RECORDED INFORMATION:
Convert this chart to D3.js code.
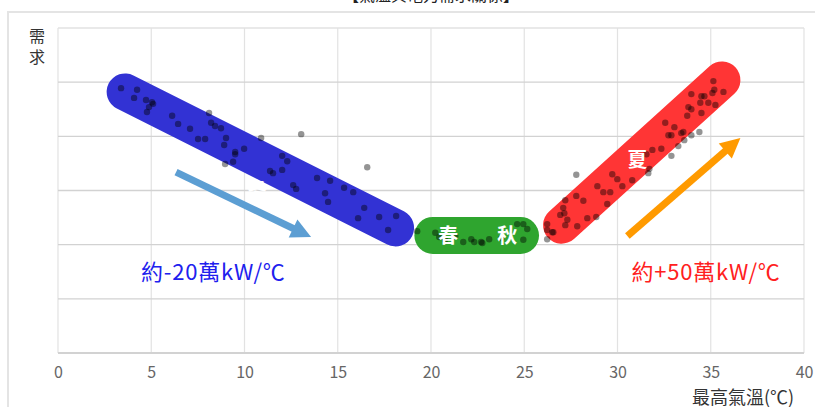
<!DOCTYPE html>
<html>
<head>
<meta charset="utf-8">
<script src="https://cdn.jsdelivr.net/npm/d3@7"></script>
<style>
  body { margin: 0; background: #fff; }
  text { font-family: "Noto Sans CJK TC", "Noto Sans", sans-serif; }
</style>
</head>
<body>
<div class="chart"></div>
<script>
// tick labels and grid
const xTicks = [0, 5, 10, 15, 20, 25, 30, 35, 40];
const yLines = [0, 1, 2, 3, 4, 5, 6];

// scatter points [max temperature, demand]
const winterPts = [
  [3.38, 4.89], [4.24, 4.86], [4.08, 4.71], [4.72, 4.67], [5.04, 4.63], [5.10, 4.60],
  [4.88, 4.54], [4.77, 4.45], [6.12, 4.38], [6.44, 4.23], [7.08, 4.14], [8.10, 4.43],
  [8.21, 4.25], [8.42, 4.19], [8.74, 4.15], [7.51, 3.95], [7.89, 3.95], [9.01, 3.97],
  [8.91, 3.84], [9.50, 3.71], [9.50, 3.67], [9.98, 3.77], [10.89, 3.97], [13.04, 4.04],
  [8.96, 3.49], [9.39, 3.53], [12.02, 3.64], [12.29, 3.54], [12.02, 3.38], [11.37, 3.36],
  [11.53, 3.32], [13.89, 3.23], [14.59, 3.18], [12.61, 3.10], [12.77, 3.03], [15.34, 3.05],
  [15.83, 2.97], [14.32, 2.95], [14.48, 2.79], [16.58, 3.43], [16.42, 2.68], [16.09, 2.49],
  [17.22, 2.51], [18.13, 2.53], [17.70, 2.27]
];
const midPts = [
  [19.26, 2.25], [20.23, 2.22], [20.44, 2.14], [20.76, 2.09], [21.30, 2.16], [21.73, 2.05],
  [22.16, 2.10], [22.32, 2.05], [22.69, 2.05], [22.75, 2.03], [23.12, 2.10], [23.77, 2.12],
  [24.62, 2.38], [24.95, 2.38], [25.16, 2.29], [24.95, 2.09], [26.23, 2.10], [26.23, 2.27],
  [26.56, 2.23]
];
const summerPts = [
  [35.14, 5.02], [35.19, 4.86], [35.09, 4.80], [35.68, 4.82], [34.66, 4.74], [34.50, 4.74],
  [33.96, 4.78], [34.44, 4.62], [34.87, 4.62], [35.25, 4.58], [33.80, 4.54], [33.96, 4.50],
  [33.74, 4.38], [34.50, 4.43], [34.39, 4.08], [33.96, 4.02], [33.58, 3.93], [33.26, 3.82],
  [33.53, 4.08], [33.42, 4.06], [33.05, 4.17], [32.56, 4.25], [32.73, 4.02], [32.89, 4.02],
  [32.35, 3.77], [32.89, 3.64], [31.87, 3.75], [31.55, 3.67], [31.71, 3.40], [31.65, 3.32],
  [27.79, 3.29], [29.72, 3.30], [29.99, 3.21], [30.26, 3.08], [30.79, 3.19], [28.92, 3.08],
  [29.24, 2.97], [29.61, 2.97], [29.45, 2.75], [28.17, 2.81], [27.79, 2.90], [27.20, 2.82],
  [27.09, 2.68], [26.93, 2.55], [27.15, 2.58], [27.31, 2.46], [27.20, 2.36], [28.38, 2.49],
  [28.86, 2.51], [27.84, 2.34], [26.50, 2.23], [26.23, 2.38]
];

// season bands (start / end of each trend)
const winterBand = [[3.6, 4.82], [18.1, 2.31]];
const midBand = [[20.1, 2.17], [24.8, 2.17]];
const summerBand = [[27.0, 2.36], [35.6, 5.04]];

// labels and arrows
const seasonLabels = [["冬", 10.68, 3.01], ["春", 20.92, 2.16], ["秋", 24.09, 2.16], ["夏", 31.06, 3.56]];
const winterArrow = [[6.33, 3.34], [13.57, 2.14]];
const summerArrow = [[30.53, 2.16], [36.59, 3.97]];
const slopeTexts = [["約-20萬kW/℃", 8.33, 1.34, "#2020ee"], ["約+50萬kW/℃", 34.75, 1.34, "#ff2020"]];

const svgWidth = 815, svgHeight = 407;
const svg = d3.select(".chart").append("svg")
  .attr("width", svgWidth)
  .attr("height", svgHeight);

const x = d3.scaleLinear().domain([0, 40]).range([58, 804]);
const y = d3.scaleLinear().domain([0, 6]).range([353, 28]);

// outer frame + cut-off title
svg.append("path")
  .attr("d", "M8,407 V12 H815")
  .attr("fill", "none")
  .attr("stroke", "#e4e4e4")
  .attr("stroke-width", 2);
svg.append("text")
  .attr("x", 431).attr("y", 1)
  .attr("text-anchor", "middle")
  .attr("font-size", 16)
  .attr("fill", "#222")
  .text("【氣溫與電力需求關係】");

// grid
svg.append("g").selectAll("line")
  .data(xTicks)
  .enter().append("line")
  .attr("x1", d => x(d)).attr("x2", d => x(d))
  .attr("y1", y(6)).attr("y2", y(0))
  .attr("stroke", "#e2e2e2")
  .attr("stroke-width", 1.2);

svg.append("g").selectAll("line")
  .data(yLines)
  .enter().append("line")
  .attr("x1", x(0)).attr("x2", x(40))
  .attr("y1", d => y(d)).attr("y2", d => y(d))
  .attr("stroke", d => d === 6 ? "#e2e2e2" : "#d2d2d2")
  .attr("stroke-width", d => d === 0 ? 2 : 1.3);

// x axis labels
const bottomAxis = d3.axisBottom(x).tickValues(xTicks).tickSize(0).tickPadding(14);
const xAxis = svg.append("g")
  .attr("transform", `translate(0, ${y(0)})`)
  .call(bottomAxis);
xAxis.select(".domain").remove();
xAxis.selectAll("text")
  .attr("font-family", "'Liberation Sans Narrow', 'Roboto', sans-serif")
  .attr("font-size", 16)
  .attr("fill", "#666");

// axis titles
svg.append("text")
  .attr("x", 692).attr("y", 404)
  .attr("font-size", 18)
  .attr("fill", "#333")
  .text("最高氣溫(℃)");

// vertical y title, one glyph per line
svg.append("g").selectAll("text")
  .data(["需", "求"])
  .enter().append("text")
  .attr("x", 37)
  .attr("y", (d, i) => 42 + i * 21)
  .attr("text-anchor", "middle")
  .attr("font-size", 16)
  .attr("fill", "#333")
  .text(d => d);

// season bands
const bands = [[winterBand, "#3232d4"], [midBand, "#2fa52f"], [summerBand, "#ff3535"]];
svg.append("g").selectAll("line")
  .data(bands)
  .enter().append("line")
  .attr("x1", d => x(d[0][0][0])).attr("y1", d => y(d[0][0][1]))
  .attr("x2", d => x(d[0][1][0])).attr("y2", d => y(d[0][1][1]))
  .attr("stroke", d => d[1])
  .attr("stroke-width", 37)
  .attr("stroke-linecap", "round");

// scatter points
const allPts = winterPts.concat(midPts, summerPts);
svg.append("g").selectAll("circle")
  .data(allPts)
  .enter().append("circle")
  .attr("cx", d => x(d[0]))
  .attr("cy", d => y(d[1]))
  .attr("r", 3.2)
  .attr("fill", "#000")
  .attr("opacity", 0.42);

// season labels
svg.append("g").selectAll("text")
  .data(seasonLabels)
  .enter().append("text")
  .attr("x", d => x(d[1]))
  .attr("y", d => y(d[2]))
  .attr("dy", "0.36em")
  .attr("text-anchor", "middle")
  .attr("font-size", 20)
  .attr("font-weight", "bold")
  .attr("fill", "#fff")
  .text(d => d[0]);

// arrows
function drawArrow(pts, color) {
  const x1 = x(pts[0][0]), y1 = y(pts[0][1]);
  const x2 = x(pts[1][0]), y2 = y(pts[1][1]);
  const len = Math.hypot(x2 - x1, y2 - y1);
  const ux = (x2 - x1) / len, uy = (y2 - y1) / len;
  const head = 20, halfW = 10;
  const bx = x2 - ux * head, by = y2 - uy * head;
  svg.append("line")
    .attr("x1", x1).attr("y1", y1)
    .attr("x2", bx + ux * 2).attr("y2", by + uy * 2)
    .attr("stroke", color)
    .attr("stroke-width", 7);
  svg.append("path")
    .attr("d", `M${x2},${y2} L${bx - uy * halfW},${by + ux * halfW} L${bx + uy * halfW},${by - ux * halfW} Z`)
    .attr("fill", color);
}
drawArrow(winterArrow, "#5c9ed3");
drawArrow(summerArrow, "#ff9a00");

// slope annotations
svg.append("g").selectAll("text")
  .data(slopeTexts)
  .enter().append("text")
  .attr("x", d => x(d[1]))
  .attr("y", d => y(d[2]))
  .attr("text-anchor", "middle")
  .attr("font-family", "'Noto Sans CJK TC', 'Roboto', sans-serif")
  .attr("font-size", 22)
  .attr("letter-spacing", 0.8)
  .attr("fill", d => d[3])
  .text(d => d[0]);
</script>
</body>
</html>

EXERCISE AIM:
Would you reproduce the lines above, from the very first through the line containing "const yLines = [0, 1, 2, 3, 4, 5, 6];", exactly and without the pictures?

RESULT FOR THIS TASK:
Convert this chart to D3.js code.
<!DOCTYPE html>
<html>
<head>
<meta charset="utf-8">
<script src="https://cdn.jsdelivr.net/npm/d3@7"></script>
<style>
  body { margin: 0; background: #fff; }
  text { font-family: "Noto Sans CJK TC", "Noto Sans", sans-serif; }
</style>
</head>
<body>
<div class="chart"></div>
<script>
// tick labels and grid
const xTicks = [0, 5, 10, 15, 20, 25, 30, 35, 40];
const yLines = [0, 1, 2, 3, 4, 5, 6];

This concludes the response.